### TASK TO CARRY OUT
From the entries below, extract every line that includes the word "HTML".

>> Start RECORD EXTRACTS

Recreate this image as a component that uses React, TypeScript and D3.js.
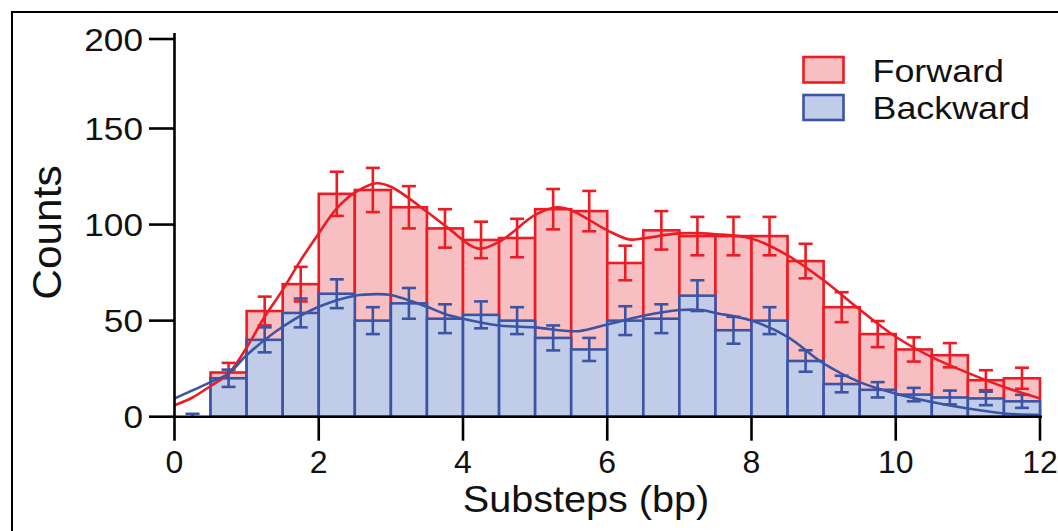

>> End RECORD EXTRACTS
>> Start RECORD EXTRACTS

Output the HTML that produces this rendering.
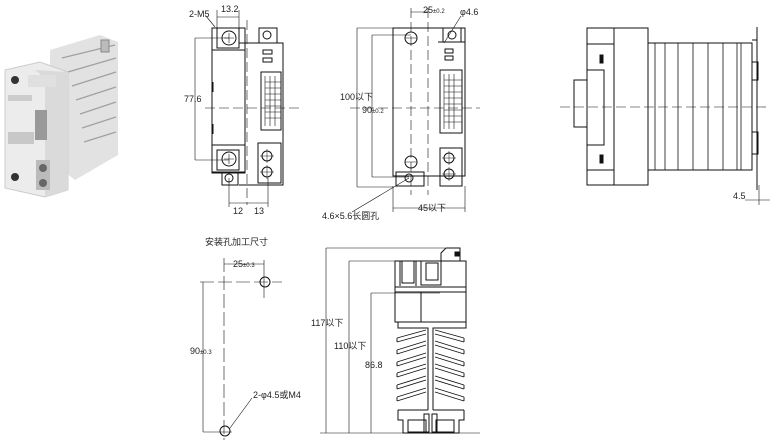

>> End RECORD EXTRACTS
>> Start RECORD EXTRACTS

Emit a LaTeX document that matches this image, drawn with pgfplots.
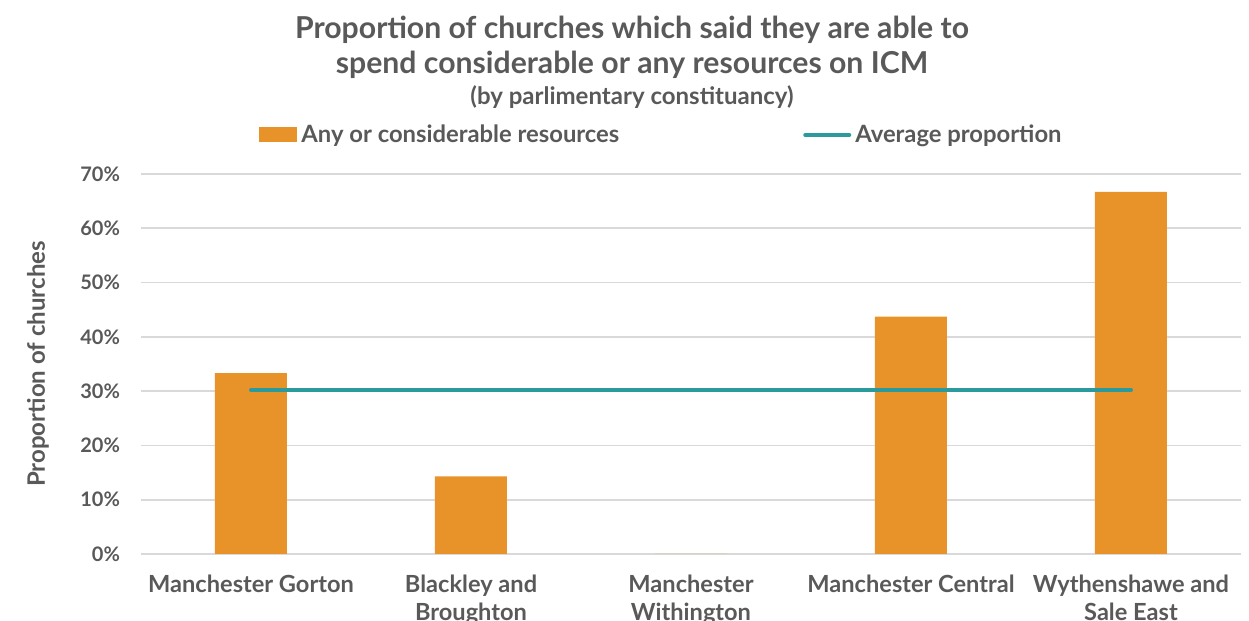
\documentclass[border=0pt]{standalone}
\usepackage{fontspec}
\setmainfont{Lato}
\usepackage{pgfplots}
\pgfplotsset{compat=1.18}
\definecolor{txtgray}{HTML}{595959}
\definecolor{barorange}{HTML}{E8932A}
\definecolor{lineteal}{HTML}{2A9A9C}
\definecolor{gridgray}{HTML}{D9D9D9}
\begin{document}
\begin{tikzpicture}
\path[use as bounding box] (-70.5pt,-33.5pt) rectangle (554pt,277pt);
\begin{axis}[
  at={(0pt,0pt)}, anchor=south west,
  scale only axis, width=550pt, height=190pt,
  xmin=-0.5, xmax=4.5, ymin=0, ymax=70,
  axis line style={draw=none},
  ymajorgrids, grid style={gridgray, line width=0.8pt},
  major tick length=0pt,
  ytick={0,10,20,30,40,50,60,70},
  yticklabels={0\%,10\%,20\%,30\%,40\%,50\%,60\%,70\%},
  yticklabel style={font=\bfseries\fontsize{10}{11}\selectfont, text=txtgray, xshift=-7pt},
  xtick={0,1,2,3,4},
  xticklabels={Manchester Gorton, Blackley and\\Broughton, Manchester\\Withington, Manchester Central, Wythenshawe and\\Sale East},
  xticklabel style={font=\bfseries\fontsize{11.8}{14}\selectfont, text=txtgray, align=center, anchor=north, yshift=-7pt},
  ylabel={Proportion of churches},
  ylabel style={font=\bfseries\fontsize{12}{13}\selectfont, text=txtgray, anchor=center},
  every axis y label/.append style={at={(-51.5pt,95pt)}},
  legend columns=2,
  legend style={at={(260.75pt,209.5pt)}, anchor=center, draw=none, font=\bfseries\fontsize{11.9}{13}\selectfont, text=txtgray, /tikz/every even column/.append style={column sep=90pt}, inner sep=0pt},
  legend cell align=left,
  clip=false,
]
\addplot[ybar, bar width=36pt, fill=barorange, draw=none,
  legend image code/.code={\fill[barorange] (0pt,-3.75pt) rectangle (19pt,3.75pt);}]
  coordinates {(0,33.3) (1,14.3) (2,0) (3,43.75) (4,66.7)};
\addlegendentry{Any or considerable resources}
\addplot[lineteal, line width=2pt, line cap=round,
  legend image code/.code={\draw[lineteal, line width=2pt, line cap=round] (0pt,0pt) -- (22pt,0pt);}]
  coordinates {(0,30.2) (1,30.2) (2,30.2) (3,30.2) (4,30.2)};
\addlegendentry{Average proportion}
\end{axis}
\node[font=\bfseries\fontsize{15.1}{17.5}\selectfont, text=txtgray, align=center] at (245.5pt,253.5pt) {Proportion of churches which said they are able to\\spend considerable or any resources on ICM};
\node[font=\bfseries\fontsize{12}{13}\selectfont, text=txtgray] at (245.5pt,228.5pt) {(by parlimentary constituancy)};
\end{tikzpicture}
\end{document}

>> End RECORD EXTRACTS

### SOLUTION TO THIS PROBLEM
Output the HTML that produces this rendering.
\definecolor{txtgray}{HTML}{595959}
\definecolor{barorange}{HTML}{E8932A}
\definecolor{lineteal}{HTML}{2A9A9C}
\definecolor{gridgray}{HTML}{D9D9D9}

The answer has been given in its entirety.